60% of Demonetised legal tender notes accounted for: RBI

According to the new data released by RBI, 60% of the old demonetised notes have already been accounted for. On November 8, when the decision of demonetisation was announced, the exchange of old notes started at banks immediately the next day. There has been a staggering amount of Rs.8.11 Lakh crore, which is 57% of the total value of demonetised notes in deposits at all the banks and Rs.33,498 crore that is 3% were exchanged.

The newly introduced currency notes after demonetisation on November 8, 2016
The newly introduced currency notes of Rs.500 and Rs.2000 by the RBI after demonetisation on November 8, 2016

In between 10 to 18 , notes worth Rs.1.36 lakhs were dispensed by the banks and amount dropped to Rs.1.14 Lakh crore between November 18 to 27. The printing of Rs.2000 notes has been stalled so as to print new Rs.500 notes. This happened because unlike the Rs.2000 notes, the RBI didn’t print new Rs.500 note in advance. So as to print the Rs.500 notes and provide supply based on demand, the print of Rs.2000 has been halted. The total legal tender notes dispensed since November 9 amounts to Rs2.5 lakh crore, which has amounted to 18% of the withdrawn notes value. In this Rs.2.1 Lakh crore were withdrawn from the ATM’s and banks.

Representational Image
Old demonetised notes of Rs.500 and Rs.1000, that can be exchanged in the banks.

The Government expected that old notes of Rs.3 lakh crore would go unaccounted for in this demonetisation process and would not return to banking service system. This, as a result, would lead to fall of liabilities in the RBI and that would be a windfall gain for the government. However, if the present pace of old notes exchanges continued the high gains for the Government would be affected. While some predict that the exchange will slow down in the future, others believe that there would be a complete exchange of old high-value denominations of Rs.500 and Rs.1000 notes.

How would fall in RBI’s liabilities give windfall gains to the government?

1) Un-exchanged black money by the hoarders reduces liabilities to the RBI in paying back the promised value, this added money to the seignorage gives RBI extra surplus to pay the government.
2) This surplus adds money to government exchequer to realize the welfare policies.
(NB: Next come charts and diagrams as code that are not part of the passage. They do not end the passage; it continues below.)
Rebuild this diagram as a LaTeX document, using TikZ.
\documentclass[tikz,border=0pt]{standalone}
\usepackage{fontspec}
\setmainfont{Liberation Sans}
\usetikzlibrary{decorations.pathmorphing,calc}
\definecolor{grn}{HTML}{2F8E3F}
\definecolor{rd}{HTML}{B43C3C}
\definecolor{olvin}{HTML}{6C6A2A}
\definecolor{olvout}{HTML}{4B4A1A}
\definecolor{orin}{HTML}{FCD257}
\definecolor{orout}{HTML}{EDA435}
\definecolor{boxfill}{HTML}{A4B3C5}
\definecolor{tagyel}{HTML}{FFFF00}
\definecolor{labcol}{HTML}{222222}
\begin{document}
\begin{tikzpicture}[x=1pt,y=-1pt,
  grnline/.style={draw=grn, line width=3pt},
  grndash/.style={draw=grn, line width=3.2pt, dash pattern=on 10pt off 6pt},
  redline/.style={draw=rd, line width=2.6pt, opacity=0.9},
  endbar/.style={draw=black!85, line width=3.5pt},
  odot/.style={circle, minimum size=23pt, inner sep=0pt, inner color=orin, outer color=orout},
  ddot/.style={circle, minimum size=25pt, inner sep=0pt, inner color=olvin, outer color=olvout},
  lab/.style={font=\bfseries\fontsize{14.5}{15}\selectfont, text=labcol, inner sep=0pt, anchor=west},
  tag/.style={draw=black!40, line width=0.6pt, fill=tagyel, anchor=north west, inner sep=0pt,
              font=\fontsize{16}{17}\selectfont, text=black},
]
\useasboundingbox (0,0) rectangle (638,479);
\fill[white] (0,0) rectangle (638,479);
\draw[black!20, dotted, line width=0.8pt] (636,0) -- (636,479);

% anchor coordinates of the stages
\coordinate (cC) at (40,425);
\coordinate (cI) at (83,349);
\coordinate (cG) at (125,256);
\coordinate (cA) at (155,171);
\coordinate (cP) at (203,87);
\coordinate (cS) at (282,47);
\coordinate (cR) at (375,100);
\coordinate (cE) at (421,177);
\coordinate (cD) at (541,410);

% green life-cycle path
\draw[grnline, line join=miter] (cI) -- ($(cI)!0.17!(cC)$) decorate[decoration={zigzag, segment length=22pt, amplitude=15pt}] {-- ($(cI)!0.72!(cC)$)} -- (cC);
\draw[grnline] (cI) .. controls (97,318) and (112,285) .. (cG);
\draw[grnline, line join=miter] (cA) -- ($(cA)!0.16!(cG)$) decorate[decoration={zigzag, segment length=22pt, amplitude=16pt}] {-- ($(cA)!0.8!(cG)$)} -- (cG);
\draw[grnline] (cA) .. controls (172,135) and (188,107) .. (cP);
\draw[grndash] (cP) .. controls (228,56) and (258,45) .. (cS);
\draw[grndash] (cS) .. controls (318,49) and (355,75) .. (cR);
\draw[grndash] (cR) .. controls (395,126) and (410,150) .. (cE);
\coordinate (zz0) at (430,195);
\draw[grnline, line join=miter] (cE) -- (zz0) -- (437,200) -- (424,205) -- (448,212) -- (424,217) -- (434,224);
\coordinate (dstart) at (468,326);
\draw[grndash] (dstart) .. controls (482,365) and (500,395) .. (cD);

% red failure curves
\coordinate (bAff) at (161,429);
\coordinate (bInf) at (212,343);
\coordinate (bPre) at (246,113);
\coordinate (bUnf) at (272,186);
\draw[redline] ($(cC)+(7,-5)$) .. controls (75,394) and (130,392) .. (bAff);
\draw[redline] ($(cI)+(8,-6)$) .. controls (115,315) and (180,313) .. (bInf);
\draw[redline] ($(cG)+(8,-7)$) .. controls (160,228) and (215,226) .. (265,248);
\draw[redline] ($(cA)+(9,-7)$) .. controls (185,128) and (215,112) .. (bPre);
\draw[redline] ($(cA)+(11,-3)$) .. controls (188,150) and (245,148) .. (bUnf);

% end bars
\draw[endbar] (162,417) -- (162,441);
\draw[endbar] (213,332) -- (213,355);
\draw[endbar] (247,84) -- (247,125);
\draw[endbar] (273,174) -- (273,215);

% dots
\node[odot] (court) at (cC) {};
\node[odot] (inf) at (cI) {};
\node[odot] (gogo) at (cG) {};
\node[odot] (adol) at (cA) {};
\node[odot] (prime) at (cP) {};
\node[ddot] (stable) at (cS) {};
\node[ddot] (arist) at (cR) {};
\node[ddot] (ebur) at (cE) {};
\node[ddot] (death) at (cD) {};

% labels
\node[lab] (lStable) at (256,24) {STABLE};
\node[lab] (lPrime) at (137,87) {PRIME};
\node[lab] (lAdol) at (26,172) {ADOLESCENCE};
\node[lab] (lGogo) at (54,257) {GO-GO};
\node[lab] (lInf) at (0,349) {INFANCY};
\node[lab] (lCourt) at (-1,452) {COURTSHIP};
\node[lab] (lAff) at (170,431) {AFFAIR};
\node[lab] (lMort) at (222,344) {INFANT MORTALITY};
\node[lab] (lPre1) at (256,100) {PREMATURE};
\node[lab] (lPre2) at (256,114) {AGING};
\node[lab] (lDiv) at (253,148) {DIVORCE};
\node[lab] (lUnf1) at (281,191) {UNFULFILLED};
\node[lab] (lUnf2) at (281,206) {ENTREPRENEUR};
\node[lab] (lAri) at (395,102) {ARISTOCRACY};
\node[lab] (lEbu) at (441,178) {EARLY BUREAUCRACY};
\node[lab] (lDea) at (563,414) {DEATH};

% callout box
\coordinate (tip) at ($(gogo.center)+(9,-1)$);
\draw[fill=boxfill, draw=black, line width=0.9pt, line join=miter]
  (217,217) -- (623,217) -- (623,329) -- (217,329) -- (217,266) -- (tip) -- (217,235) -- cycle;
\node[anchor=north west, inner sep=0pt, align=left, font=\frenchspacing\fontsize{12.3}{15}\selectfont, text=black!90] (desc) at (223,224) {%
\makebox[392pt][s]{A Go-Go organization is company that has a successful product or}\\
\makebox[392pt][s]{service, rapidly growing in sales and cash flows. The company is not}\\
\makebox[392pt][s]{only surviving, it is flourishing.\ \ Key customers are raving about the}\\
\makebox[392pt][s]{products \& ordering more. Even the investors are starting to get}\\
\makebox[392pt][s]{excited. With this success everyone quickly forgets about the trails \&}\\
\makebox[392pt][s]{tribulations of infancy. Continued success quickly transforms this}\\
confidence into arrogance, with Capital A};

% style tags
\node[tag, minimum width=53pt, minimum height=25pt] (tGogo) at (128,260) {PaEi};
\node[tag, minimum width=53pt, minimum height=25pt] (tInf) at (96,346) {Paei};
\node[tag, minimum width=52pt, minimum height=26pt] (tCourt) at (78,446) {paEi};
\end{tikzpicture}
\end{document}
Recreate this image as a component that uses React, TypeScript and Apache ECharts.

However, there are apprehensions, which could negate the above-said statement
1) Seignorage which will be paid to the government by the RBI will be sourced between the interest-free liabilities (such as CRR) and interest being assets .Cancellation of currency notes will not increase this difference, as cash does not yield interest payment to the bearer.
2) This changes the RBI’s balance sheet. But there will be no significant changes before and after seignorage payment. Though the transition period will be fruitful.

The government and RBI should make the process transparent and provide the details of money transactions (balancing privacy and security aspects if any). The move would become meaningful only if transforms into visible changes for the masses.